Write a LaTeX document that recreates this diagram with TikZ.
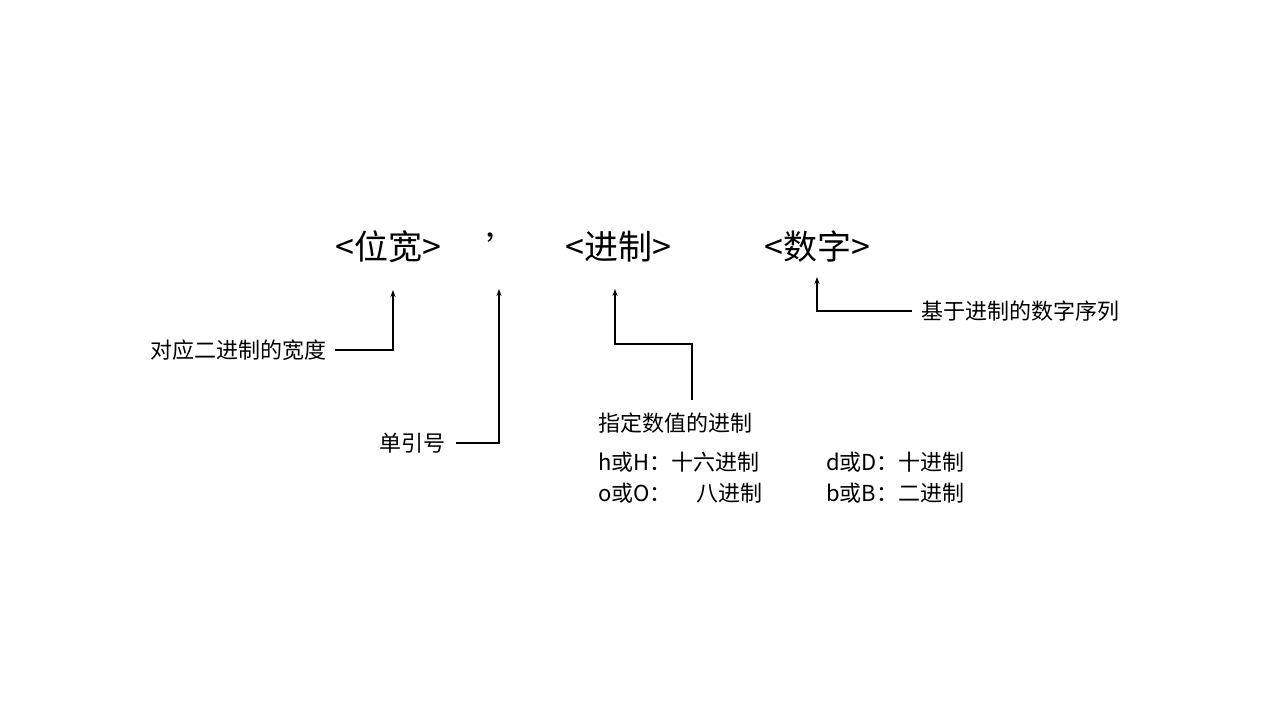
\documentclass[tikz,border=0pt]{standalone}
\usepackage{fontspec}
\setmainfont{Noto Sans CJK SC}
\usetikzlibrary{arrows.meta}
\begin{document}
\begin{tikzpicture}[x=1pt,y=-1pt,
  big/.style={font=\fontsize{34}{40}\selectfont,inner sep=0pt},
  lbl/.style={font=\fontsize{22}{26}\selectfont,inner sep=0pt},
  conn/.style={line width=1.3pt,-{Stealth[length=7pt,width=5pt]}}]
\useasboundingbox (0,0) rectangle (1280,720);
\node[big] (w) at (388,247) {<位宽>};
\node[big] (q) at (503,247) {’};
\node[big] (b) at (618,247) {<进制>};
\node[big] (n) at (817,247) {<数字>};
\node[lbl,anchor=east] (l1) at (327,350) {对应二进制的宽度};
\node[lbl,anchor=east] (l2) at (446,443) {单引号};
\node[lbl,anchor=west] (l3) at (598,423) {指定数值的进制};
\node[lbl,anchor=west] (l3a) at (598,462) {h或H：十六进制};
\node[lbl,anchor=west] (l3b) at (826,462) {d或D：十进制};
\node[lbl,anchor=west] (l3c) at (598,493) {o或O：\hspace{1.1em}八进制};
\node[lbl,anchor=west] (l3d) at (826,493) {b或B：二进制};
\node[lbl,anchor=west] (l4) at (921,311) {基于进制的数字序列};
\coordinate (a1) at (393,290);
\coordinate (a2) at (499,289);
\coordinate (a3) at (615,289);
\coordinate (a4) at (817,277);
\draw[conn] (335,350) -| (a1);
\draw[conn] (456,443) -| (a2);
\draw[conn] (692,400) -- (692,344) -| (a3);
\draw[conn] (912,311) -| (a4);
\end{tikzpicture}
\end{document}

EXERCISE TASK | Pictures excluded, quote all the data above exactly.

RESULT OF THE EXERCISE |
Write a LaTeX document that recreates this diagram with TikZ.
\documentclass[tikz,border=0pt]{standalone}
\usepackage{fontspec}
\setmainfont{Noto Sans CJK SC}
\usetikzlibrary{arrows.meta}
\begin{document}
\begin{tikzpicture}[x=1pt,y=-1pt,
  big/.style={font=\fontsize{34}{40}\selectfont,inner sep=0pt},
  lbl/.style={font=\fontsize{22}{26}\selectfont,inner sep=0pt},
  conn/.style={line width=1.3pt,-{Stealth[length=7pt,width=5pt]}}]
\useasboundingbox (0,0) rectangle (1280,720);
\node[big] (w) at (388,247) {<位宽>};
\node[big] (q) at (503,247) {’};
\node[big] (b) at (618,247) {<进制>};
\node[big] (n) at (817,247) {<数字>};
\node[lbl,anchor=east] (l1) at (327,350) {对应二进制的宽度};
\node[lbl,anchor=east] (l2) at (446,443) {单引号};
\node[lbl,anchor=west] (l3) at (598,423) {指定数值的进制};
\node[lbl,anchor=west] (l3a) at (598,462) {h或H：十六进制};
\node[lbl,anchor=west] (l3b) at (826,462) {d或D：十进制};
\node[lbl,anchor=west] (l3c) at (598,493) {o或O：\hspace{1.1em}八进制};
\node[lbl,anchor=west] (l3d) at (826,493) {b或B：二进制};
\node[lbl,anchor=west] (l4) at (921,311) {基于进制的数字序列};
\coordinate (a1) at (393,290);
\coordinate (a2) at (499,289);
\coordinate (a3) at (615,289);
\coordinate (a4) at (817,277);
\draw[conn] (335,350) -| (a1);
\draw[conn] (456,443) -| (a2);
\draw[conn] (692,400) -- (692,344) -| (a3);
\draw[conn] (912,311) -| (a4);
\end{tikzpicture}
\end{document}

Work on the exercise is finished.